▶ _Data supplied_

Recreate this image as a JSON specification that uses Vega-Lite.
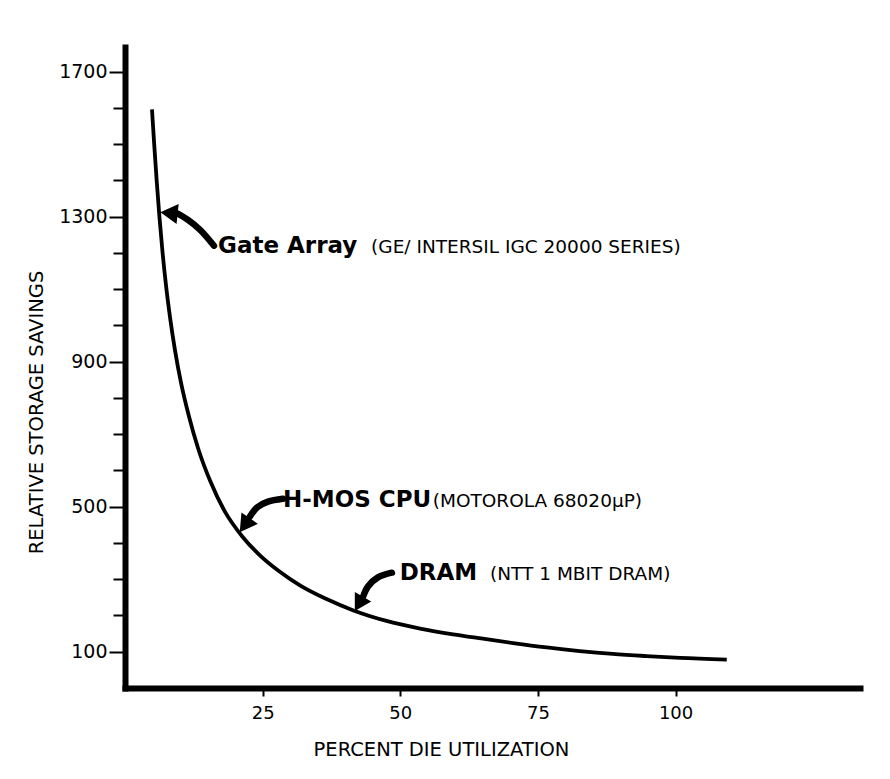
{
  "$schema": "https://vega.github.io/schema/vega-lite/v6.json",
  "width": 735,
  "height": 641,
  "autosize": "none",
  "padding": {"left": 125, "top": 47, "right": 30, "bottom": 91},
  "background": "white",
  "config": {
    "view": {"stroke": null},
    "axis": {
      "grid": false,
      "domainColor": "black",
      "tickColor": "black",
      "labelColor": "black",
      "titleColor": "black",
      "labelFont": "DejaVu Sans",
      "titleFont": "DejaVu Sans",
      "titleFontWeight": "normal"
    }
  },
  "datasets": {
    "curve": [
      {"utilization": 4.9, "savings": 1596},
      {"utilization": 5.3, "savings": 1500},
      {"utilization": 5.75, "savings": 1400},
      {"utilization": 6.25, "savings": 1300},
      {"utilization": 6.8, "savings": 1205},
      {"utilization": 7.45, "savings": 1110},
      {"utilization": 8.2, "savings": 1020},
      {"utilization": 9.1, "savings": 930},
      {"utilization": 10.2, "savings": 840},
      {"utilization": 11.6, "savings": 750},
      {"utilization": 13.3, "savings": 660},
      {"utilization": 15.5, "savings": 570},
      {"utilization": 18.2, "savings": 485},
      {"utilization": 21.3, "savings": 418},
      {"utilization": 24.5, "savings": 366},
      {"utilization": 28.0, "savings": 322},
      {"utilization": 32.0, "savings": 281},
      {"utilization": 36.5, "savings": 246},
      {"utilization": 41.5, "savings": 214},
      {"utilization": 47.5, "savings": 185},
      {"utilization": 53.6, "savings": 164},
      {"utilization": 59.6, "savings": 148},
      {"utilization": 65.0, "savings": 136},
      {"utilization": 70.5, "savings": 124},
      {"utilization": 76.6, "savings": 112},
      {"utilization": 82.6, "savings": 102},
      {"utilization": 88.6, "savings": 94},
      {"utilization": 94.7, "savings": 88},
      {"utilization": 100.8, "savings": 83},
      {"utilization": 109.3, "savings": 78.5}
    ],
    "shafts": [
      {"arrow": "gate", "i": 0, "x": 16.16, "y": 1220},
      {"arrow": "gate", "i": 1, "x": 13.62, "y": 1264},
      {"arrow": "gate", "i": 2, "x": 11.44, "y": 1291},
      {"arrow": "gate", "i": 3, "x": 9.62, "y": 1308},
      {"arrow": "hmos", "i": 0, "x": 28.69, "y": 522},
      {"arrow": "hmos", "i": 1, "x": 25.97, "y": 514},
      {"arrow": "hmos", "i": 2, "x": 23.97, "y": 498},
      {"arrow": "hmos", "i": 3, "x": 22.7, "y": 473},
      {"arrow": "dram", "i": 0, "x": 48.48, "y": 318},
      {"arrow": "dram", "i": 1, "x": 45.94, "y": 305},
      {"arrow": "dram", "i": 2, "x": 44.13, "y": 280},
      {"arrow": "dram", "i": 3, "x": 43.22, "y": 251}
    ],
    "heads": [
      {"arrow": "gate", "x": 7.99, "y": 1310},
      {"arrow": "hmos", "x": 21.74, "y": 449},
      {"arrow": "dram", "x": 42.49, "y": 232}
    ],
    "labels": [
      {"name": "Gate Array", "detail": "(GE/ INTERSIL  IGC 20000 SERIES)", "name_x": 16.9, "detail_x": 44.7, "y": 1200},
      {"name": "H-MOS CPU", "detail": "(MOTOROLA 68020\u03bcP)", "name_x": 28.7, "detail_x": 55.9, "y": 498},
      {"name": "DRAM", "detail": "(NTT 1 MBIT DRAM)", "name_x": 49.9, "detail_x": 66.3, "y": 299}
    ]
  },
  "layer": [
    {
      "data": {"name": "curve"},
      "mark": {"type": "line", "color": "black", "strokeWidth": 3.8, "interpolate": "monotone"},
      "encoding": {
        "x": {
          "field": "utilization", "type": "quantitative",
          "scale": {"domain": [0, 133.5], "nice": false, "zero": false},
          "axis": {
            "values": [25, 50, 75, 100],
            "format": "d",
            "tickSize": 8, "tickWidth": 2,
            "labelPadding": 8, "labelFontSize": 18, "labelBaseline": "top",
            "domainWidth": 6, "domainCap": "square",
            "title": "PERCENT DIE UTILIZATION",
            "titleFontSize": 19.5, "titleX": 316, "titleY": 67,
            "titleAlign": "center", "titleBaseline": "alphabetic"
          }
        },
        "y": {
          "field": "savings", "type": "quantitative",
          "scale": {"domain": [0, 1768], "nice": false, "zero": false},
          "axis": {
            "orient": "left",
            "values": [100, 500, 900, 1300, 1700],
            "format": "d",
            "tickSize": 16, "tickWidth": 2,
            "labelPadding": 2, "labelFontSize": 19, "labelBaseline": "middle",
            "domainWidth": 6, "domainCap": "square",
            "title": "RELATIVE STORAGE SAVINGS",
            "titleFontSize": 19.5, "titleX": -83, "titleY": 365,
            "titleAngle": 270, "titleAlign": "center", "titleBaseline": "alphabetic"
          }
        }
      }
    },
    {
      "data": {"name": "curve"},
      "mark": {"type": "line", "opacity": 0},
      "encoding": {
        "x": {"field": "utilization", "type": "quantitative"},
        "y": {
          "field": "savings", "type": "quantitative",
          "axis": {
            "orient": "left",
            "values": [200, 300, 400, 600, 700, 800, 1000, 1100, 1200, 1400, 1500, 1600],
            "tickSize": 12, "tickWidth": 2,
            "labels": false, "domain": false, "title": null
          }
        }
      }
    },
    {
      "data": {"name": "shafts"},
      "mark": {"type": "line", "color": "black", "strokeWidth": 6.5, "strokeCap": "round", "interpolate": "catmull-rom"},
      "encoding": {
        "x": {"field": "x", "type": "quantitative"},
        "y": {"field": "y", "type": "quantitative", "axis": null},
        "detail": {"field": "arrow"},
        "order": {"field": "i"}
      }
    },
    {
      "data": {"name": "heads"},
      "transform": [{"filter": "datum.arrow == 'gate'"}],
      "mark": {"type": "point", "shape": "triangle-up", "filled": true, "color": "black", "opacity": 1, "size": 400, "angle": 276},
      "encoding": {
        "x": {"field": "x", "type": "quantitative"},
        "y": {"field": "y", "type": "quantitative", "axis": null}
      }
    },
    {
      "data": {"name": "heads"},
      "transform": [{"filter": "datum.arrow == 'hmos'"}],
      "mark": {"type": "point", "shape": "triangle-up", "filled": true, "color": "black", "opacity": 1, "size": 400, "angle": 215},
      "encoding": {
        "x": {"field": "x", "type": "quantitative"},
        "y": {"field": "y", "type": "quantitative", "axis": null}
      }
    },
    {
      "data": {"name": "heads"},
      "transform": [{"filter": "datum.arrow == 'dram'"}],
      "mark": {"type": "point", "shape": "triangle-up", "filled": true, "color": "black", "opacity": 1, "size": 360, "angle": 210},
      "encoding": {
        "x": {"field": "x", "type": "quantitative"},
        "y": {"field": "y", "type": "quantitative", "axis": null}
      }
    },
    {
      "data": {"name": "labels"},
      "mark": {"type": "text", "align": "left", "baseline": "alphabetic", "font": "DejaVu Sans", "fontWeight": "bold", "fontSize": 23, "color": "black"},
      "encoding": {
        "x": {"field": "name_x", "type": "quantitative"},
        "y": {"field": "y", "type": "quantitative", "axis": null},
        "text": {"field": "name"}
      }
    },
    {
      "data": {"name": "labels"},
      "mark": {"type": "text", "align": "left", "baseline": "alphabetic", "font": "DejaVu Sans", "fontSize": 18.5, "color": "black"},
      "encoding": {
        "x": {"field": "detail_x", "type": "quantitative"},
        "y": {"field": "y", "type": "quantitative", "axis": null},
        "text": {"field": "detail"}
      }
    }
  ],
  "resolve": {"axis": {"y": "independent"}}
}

==

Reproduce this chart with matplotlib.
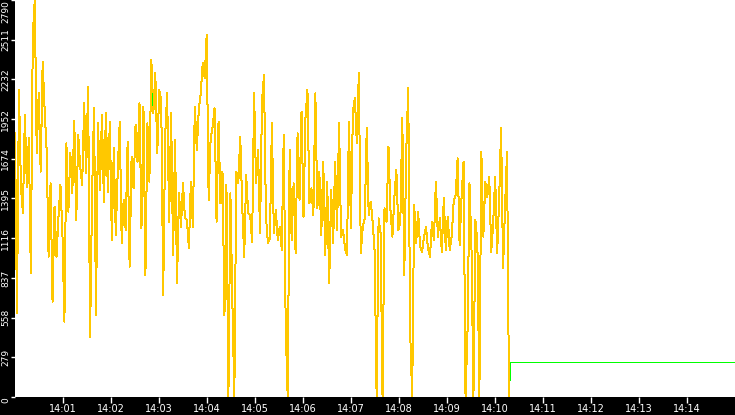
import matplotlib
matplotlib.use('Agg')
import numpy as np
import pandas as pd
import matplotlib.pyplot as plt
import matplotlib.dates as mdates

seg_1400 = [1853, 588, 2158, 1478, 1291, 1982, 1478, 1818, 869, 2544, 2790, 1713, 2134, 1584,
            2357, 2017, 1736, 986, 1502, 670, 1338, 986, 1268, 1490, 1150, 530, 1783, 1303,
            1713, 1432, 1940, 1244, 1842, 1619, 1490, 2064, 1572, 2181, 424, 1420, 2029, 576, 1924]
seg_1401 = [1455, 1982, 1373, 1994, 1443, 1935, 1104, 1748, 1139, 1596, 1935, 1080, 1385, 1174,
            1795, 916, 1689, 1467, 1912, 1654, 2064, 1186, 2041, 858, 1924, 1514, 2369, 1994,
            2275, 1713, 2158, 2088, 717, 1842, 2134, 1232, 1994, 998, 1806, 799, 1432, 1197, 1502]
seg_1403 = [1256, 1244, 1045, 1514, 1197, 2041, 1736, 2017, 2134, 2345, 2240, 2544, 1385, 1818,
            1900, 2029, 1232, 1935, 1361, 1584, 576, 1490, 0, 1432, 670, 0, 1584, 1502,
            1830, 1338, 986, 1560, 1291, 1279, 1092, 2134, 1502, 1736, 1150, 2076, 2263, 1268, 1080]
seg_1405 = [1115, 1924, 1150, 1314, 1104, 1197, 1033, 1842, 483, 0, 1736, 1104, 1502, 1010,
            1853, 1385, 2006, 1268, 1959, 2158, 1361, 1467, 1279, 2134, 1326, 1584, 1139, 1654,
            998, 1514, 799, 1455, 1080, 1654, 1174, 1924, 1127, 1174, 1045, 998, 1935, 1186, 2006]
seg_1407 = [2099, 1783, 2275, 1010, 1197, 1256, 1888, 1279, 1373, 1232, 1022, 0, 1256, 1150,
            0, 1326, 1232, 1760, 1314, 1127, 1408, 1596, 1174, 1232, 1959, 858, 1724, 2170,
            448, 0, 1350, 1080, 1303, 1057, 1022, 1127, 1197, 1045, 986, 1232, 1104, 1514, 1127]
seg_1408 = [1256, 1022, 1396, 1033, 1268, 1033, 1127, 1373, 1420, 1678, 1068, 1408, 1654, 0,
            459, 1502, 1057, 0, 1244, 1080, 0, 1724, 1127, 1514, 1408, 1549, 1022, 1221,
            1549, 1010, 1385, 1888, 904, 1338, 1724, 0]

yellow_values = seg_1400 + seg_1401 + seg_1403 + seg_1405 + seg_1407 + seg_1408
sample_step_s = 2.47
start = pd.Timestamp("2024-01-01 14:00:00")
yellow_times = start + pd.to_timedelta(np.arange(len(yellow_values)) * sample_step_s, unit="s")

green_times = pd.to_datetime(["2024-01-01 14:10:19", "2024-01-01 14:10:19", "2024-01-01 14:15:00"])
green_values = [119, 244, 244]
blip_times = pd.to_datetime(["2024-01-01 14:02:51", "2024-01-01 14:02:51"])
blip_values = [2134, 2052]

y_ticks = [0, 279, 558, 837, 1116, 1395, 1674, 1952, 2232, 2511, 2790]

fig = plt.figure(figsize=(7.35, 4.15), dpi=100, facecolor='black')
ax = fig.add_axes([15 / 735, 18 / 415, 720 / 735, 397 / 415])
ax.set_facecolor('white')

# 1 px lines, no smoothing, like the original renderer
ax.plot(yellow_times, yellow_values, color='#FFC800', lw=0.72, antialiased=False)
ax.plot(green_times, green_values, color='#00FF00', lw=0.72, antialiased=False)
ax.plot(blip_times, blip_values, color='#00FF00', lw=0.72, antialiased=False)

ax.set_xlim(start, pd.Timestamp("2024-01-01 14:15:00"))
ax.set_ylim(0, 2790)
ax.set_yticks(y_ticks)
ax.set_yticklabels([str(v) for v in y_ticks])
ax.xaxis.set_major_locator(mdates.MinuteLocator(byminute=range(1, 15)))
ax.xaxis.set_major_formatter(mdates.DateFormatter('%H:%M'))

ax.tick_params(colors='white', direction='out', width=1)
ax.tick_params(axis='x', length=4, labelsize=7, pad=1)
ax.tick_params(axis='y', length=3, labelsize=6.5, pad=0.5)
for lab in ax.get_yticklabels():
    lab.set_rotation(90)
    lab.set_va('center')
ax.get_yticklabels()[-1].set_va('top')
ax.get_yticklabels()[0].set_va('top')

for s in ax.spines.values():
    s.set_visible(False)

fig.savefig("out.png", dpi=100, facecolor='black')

* * *

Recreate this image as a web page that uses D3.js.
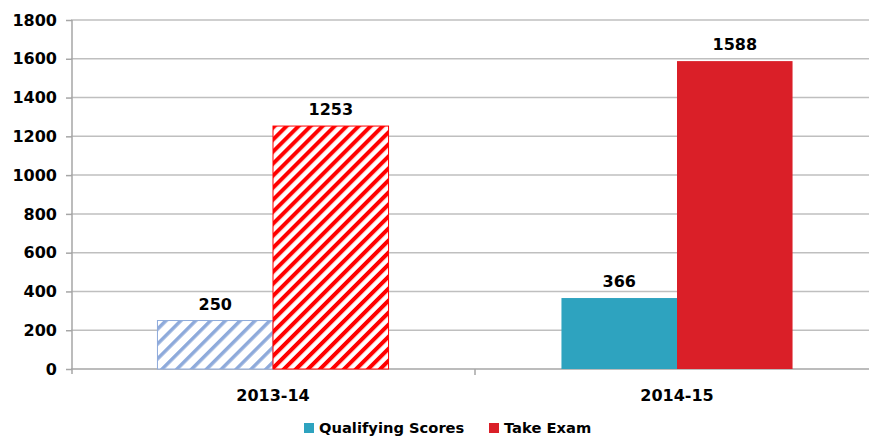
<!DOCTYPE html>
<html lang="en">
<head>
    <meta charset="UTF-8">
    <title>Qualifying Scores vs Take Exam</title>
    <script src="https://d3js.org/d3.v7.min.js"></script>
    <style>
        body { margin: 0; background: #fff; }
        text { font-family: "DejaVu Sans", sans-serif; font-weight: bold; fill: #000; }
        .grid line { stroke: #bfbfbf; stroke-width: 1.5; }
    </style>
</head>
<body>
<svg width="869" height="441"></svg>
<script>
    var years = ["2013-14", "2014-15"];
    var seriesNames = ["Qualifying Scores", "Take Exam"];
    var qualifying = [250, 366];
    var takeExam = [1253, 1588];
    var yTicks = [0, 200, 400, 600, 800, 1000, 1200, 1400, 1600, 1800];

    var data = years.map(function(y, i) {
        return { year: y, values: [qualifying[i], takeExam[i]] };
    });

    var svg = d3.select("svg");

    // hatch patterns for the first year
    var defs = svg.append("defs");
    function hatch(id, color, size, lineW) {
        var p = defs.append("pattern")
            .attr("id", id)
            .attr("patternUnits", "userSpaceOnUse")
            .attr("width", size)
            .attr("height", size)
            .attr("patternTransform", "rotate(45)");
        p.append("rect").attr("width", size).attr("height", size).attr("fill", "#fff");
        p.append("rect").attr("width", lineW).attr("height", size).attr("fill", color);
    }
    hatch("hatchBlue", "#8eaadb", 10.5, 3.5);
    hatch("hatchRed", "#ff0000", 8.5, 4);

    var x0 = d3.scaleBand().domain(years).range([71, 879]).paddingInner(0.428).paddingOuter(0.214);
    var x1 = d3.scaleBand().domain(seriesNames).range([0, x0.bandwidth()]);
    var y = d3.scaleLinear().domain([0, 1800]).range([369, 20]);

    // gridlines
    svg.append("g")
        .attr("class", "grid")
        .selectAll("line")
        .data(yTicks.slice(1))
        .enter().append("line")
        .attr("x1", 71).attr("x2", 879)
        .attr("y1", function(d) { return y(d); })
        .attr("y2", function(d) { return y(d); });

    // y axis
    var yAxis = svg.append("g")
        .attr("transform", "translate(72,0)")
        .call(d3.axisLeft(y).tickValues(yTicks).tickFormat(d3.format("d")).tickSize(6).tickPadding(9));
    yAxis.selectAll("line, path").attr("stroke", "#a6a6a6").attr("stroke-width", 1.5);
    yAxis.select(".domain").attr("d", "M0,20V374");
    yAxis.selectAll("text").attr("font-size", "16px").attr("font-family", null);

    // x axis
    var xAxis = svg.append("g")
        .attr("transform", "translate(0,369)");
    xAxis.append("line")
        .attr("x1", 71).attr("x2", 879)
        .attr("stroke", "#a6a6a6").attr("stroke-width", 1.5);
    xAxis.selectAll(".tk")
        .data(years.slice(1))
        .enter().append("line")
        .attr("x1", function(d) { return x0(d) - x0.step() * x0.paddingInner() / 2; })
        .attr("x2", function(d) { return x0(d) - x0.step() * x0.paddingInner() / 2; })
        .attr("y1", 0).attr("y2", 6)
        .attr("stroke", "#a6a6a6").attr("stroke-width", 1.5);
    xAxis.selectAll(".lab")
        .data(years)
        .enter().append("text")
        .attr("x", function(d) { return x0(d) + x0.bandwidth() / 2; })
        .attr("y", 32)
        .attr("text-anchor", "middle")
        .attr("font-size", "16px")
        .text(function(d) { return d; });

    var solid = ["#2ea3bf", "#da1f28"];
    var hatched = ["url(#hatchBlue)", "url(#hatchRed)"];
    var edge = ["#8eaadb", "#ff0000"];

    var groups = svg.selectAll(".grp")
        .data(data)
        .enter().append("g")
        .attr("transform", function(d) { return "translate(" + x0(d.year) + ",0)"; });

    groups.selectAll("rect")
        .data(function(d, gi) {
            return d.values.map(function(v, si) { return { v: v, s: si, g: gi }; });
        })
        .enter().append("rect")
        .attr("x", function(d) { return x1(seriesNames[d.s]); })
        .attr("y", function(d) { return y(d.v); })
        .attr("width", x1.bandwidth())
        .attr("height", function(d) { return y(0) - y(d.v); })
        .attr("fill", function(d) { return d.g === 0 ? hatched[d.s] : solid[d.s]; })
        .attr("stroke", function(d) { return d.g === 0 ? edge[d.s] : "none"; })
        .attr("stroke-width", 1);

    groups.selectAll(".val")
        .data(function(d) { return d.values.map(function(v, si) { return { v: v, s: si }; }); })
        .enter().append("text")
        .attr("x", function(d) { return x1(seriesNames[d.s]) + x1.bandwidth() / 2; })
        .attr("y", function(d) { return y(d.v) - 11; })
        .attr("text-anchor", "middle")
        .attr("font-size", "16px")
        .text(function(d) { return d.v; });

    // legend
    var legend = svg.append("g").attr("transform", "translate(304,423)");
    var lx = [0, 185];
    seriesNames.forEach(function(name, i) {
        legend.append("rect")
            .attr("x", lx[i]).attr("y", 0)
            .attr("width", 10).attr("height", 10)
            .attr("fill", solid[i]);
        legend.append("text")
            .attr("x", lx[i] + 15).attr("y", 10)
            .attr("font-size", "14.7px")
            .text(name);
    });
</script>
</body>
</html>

▶ _Goal of the exercise_
Pictures in the material above should be skipped; print exactly the lines from the one with "Reproduce this chart with matplotlib." through the one with "import matplotlib.dates as mdates".

▶ _Exercise result_
Reproduce this chart with matplotlib.
import matplotlib
matplotlib.use('Agg')
import numpy as np
import pandas as pd
import matplotlib.pyplot as plt
import matplotlib.dates as mdates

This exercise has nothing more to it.